Se você tem o hábito de criar sofrimento para si mesmo, deve estar criando também para os

outros. Para eliminar esses modelos mentais inconscientes, basta se dar conta deles,

percebendo-os assim que aparecem.

É impossível estar ao mesmo tempo consciente e criando sofrimento para si mesmo.

O milagre é o seguinte: por trás de cada situação, pessoa ou coisa que parece "má" ou "perversa"

está contido um profundo bem. Este bem se revela a você - interna e externamente - quando você

aceita a situação tal como é.

"Não resista ao mal" é uma das maiores verdades da humanidade.

Um diálogo:

"Aceite o que é."

"Não posso. Eu me sinto irritado por causa disso."

"Então, aceite o que é."

"Aceitar que estou irritado? Aceitar que não consigo aceitar?"

"Isso mesmo. Aceite a sua não aceitação. Entregue-se à sua não entrega. E veja o que acontece."

A dor física crônica é um dos mestres mais duros que se pode ter. Ela nos ensina que "a resistência

é inútil".

É absolutamente normal não desejar sofrer.
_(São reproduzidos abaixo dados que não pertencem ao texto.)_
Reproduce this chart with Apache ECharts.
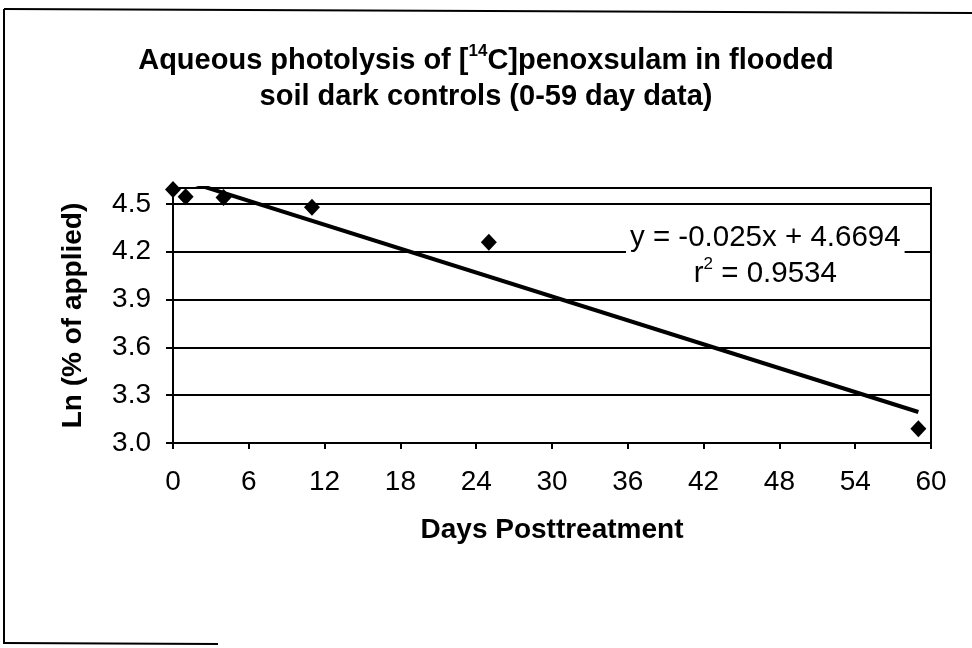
<!DOCTYPE html>
<html>
<head>
<meta charset="utf-8">
<script src="https://cdn.jsdelivr.net/npm/echarts@6/dist/echarts.min.js"></script>
<style>html,body{margin:0;padding:0;background:#fff;}#c{width:972px;height:648px;}</style>
</head>
<body>
<div id="c"></div>
<script>
// Data
const days = [0, 1, 4, 11, 25, 59];
const lnApplied = [4.59, 4.545, 4.54, 4.48, 4.26, 3.09];
const trendSlope = -0.025;
const trendIntercept = 4.6694;
const trendRange = [0, 59];
const xTicks = { min: 0, max: 60, interval: 6 };
const yTicks = { min: 3.0, max: 4.6, interval: 0.3 };

const FONT = '"Liberation Sans", Arial, sans-serif';
const points = days.map((d, i) => [d, lnApplied[i]]);
const trend = trendRange.map(x => [x, trendSlope * x + trendIntercept]);

const chart = echarts.init(document.getElementById('c'), null, { renderer: 'canvas' });
chart.setOption({
  backgroundColor: '#fff',
  animation: false,
  title: {
    left: 'center',
    top: 38,
    text: '{b|Aqueous photolysis of [}{s|14}{b|C]penoxsulam in flooded}\n{b|soil dark controls (0-59 day data)}',
    textStyle: {
      rich: {
        b: { fontFamily: FONT, fontWeight: 'bold', fontSize: 29, color: '#000', lineHeight: 36 },
        s: { fontFamily: FONT, fontWeight: 'bold', fontSize: 17, color: '#000', lineHeight: 36, verticalAlign: 'top', padding: [0, 0, 12, 0] }
      }
    }
  },
  grid: { left: 173, right: 41, top: 188, bottom: 205, show: true, borderColor: '#000', borderWidth: 2 },
  xAxis: {
    type: 'value', min: xTicks.min, max: xTicks.max, interval: xTicks.interval,
    name: 'Days Posttreatment', nameLocation: 'middle', nameGap: 73,
    nameTextStyle: { fontFamily: FONT, fontWeight: 'bold', fontSize: 28, color: '#000' },
    axisLine: { show: true, lineStyle: { color: '#000', width: 2 } },
    axisTick: { show: true, inside: false, length: 6, lineStyle: { color: '#000', width: 2 } },
    axisLabel: { fontFamily: FONT, fontSize: 28, color: '#000', margin: 25 },
    splitLine: { show: false }
  },
  yAxis: {
    type: 'value', min: yTicks.min, max: yTicks.max, interval: yTicks.interval,
    name: 'Ln (% of applied)', nameLocation: 'middle', nameGap: 86, nameRotate: 90,
    nameTextStyle: { fontFamily: FONT, fontWeight: 'bold', fontSize: 28, color: '#000' },
    axisLine: { show: true, lineStyle: { color: '#000', width: 2 } },
    axisTick: { show: true, inside: false, length: 7, lineStyle: { color: '#000', width: 2 } },
    axisLabel: {
      fontFamily: FONT, fontSize: 28, color: '#000', margin: 22, showMaxLabel: false,
      formatter: v => v.toFixed(1)
    },
    splitLine: { show: true, lineStyle: { color: '#000', width: 2 } }
  },
  series: [
    {
      type: 'line', data: trend, showSymbol: false, symbol: 'none', clip: true,
      lineStyle: { color: '#000', width: 4 }, z: 3
    },
    {
      type: 'scatter', data: points, symbol: 'diamond', symbolSize: [16, 17],
      itemStyle: { color: '#000', opacity: 1 }, z: 4
    }
  ],
  graphic: [
    {
      type: 'text', left: 626, top: 218, z: 10,
      style: {
        text: '{t|y = -0.025x + 4.6694}\n{t|r}{s|2}{t| = 0.9534}',
        align: 'center',
        backgroundColor: '#fff',
        padding: [2, 4, 2, 4],
        rich: {
          t: { fontFamily: FONT, fontSize: 29.5, color: '#000', lineHeight: 36, align: 'center' },
          s: { fontFamily: FONT, fontSize: 17, color: '#000', lineHeight: 36, verticalAlign: 'top', padding: [0, 0, 12, 0] }
        }
      }
    },
    { type: 'line', shape: { x1: 4, y1: 9, x2: 972, y2: 13 }, style: { stroke: '#000', lineWidth: 2 } },
    { type: 'line', shape: { x1: 4, y1: 9, x2: 4, y2: 644 }, style: { stroke: '#000', lineWidth: 2 } },
    { type: 'line', shape: { x1: 4, y1: 643, x2: 218, y2: 644 }, style: { stroke: '#000', lineWidth: 2 } }
  ]
});
</script>
</body>
</html>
Mas, se você se desapegar desse desejo e aceitar a

presença da dor, talvez note uma sutil separação interna, um espaço entre você e a dor. Isso

significa que você passa a sofrer conscientemente, aceitando. Quando você sofre

conscientemente, quando aceita a dor física, ela anula o ego, pois o ego é formado sobretudo por

resistência. O mesmo ocorre com uma grande deficiência física.
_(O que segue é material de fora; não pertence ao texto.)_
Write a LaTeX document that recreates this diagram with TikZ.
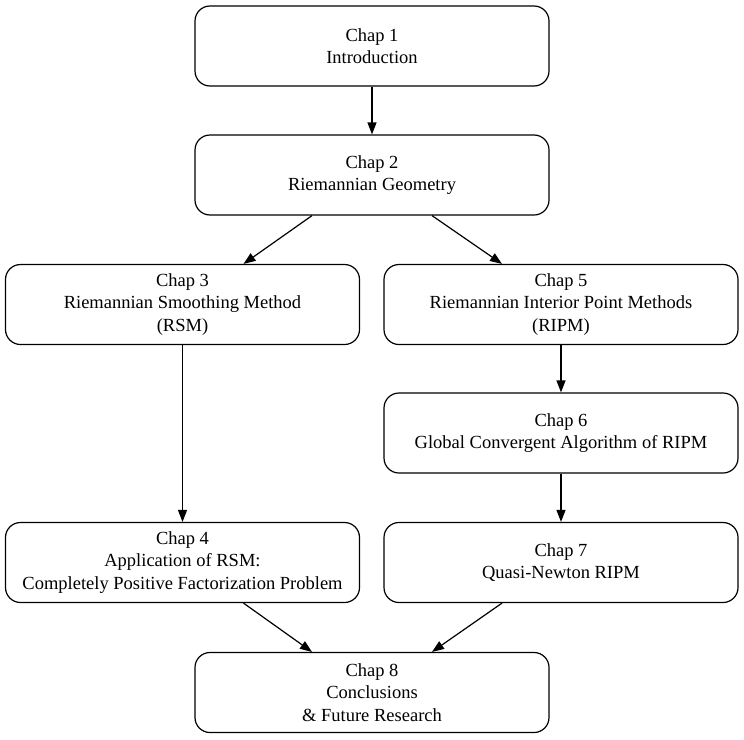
\documentclass[tikz,border=0pt]{standalone}
\usepackage{fontspec}
\setmainfont{Liberation Serif}
\usetikzlibrary{arrows.meta}
\begin{document}
\begin{tikzpicture}[x=1pt,y=-1pt,
  chapbox/.style={draw, line width=1.2pt, rounded corners=15pt, minimum width=354pt, minimum height=80pt, align=center, inner sep=0pt, font=\fontsize{18.5}{22.5}\selectfont},
  conn/.style={line width=1.2pt, -{Triangle[length=12pt,width=9pt]}}]
\useasboundingbox (0,0) rectangle (744,739);
\node[chapbox] (c1) at (372,46) {Chap 1\\Introduction};
\node[chapbox] (c2) at (372,175) {Chap 2\\Riemannian Geometry};
\node[chapbox] (c3) at (182.5,304.5) {Chap 3\\Riemannian Smoothing Method\\(RSM)};
\node[chapbox] (c5) at (561,304.5) {Chap 5\\Riemannian Interior Point Methods\\(RIPM)};
\node[chapbox] (c6) at (561,433) {Chap 6\\Global Convergent Algorithm of RIPM};
\node[chapbox] (c4) at (182.5,562.5) {Chap 4\\Application of RSM:\\Completely Positive Factorization Problem};
\node[chapbox] (c7) at (561,562.5) {Chap 7\\Quasi-Newton RIPM};
\node[chapbox] (c8) at (372,692.5) {Chap 8\\Conclusions\\\& Future Research};
\draw[conn] (c1) -- (c2);
\draw[conn] ([xshift=-60pt]c2.south) -- ([xshift=61pt]c3.north);
\draw[conn] ([xshift=60pt]c2.south) -- ([xshift=-59pt]c5.north);
\draw[conn] (c3) -- (c4);
\draw[conn] (c5) -- (c6);
\draw[conn] (c6) -- (c7);
\draw[conn] ([xshift=61pt]c4.south) -- ([xshift=-60pt]c8.north);
\draw[conn] ([xshift=-59pt]c7.south) -- ([xshift=60pt]c8.north);
\end{tikzpicture}
\end{document}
"Oferecer o seu sofrimento a Deus" é outra forma de fazer isso.

Não é preciso ser cristão para entender a profunda verdade universal contida de forma simbólica

na imagem da cruz.

A cruz é um instrumento de tortura. Ela simboliza um dos maiores sofrimentos, limitações e

desampares que um ser humano pode experimentar. Então, de repente, esse ser humano se

entrega, aceita sofrer conscientemente. É o que traduzem as palavras de Cristo na cruz: "Faça-se

em mim segundo a Tua vontade, e não a minha." Nesse momento, a cruz, o instrumento de

tortura, mostra sua face oculta: ela é também um símbolo sagrado, um símbolo do divino.

Ao se entregar, aquilo que parecia negar a existência de qualquer dimensão transcendental

torna-se uma abertura para esta dimensão.